SHORT EXERCISE:
Retype verbatim only the lines below, starting at the one that contains "What Plotly code" and ending at the one that contains "business = [8, 8, 10, 10, 10]". Pictures are excluded from the copy.

WORKING DATA:
__________________________________________________

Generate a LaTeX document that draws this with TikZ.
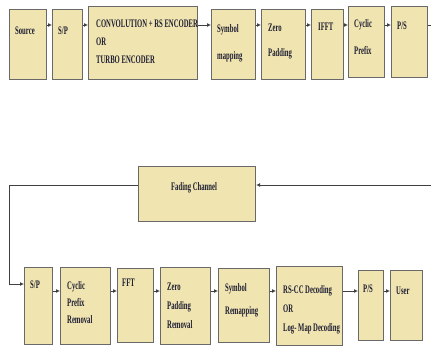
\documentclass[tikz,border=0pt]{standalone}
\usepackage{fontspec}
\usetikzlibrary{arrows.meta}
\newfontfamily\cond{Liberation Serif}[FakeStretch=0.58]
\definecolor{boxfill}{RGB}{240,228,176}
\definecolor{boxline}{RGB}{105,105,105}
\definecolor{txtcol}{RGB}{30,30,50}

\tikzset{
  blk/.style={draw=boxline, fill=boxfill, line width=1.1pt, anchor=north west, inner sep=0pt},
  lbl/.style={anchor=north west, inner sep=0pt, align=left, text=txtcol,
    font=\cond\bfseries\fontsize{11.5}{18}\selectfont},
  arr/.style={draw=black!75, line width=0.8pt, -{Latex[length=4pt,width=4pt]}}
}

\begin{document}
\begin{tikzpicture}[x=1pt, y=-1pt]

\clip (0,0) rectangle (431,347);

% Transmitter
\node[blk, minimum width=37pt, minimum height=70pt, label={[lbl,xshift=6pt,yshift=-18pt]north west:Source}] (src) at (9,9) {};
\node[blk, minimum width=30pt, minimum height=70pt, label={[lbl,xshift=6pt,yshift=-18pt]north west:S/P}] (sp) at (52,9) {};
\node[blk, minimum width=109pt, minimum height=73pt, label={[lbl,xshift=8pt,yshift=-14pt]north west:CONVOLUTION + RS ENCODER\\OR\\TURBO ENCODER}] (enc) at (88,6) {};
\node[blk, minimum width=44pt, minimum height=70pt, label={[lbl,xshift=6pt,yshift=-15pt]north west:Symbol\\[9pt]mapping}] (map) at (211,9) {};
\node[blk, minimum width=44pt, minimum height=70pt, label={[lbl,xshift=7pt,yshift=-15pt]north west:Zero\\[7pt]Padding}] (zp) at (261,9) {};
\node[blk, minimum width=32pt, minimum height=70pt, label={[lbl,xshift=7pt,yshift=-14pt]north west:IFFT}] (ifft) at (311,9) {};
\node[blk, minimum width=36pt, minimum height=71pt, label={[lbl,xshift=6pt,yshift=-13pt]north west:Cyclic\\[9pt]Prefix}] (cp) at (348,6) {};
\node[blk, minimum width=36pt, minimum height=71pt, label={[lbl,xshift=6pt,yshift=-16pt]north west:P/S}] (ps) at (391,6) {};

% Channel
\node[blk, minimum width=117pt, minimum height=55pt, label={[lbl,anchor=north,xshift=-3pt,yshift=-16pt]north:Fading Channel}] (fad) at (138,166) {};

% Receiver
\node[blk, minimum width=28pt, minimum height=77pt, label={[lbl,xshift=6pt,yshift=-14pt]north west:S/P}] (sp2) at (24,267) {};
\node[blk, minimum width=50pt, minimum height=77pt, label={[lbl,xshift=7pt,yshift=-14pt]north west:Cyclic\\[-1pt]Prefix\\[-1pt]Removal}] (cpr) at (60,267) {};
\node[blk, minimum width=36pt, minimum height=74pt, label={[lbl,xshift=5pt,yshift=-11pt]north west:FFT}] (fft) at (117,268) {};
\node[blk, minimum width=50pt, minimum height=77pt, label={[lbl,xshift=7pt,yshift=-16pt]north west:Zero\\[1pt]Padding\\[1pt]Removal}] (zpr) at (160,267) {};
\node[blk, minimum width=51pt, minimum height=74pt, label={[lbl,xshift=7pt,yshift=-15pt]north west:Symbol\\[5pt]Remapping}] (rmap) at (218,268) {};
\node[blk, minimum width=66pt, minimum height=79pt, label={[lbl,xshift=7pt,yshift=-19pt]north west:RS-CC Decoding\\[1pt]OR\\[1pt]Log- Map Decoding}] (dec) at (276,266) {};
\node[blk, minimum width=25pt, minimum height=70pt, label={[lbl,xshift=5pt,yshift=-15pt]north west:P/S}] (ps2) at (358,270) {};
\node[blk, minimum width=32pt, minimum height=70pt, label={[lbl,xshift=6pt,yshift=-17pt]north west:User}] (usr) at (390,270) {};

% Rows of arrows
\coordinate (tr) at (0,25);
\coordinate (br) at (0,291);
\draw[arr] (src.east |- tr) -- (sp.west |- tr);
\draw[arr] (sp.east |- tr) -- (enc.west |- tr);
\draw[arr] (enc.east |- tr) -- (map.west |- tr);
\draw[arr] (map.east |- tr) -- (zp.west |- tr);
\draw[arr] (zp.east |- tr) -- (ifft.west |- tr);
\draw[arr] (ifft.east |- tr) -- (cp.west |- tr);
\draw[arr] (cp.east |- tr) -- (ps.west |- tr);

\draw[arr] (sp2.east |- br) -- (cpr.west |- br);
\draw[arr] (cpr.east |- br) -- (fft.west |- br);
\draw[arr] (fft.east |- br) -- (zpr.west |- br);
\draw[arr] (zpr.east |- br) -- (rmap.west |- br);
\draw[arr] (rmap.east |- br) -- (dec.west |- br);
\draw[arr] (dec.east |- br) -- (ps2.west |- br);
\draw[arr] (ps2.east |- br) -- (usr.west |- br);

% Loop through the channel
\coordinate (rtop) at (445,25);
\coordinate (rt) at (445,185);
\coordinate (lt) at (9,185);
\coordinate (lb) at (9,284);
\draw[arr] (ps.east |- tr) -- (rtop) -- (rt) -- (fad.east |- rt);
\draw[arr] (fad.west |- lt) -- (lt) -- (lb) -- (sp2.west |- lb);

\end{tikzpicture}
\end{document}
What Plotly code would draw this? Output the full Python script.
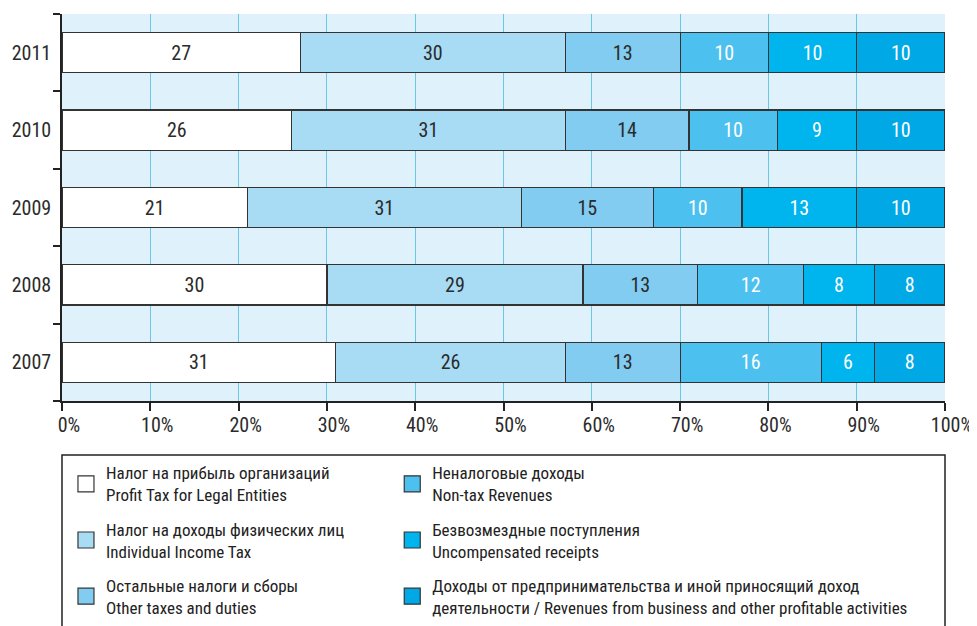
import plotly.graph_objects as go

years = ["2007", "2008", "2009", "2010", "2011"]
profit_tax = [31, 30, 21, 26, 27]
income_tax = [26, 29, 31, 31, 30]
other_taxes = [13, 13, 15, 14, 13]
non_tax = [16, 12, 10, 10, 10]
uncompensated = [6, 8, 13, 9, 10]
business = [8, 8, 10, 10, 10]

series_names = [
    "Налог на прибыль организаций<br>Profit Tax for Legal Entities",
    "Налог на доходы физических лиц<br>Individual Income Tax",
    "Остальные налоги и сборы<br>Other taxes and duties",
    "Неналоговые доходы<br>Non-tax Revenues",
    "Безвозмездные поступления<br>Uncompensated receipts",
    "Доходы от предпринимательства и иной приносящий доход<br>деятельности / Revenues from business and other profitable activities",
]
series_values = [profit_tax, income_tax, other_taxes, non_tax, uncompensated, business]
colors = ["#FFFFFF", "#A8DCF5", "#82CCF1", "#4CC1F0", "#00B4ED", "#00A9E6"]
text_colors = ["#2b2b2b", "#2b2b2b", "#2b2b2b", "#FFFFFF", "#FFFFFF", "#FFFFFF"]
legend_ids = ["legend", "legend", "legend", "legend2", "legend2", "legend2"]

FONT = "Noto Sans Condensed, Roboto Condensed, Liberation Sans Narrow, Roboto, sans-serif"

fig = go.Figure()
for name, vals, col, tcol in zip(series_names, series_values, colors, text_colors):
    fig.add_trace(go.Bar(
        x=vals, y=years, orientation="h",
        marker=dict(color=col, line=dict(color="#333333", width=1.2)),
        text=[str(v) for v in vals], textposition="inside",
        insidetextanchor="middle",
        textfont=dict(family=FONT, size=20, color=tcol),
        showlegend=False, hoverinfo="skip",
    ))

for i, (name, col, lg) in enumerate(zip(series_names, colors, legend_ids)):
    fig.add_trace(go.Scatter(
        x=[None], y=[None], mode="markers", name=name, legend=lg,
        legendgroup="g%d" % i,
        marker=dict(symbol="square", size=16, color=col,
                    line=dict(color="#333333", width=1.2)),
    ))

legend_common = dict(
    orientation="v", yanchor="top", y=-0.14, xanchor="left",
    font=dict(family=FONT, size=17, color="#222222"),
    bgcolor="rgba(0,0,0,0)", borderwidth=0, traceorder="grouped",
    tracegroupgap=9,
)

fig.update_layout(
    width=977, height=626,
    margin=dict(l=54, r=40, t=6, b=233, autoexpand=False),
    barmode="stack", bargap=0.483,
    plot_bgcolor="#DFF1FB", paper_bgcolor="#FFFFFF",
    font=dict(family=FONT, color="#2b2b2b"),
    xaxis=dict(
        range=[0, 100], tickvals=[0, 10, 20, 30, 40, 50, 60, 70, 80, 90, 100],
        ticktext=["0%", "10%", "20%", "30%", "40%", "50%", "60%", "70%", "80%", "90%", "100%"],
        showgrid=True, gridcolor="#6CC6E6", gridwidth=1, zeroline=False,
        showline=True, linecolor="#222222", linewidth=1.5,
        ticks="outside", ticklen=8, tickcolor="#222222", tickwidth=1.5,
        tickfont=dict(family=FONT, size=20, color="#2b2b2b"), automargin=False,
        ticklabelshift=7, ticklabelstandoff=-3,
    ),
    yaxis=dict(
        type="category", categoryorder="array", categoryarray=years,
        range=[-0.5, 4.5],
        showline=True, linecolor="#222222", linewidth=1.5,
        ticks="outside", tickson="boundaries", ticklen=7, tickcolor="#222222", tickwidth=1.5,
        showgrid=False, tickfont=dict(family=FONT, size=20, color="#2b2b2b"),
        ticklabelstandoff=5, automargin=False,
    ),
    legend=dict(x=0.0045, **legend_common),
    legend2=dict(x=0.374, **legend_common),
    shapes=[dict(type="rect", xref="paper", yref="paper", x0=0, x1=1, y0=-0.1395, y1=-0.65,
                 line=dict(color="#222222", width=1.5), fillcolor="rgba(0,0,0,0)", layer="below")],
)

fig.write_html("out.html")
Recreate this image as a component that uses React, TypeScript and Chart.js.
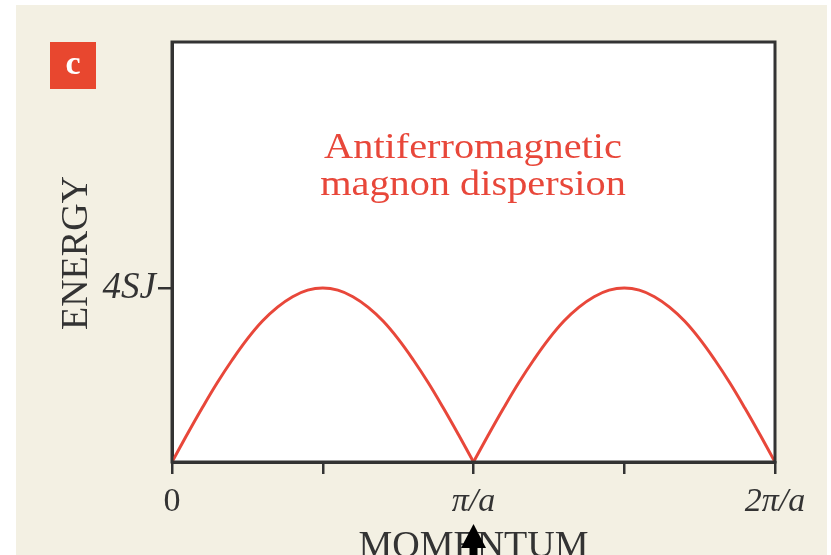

__________________________________________________

THE COMPLETED TASK:
What Plotly code would draw this? Output the full Python script.
import plotly.graph_objects as go

years = ["2007", "2008", "2009", "2010", "2011"]
profit_tax = [31, 30, 21, 26, 27]
income_tax = [26, 29, 31, 31, 30]
other_taxes = [13, 13, 15, 14, 13]
non_tax = [16, 12, 10, 10, 10]
uncompensated = [6, 8, 13, 9, 10]
business = [8, 8, 10, 10, 10]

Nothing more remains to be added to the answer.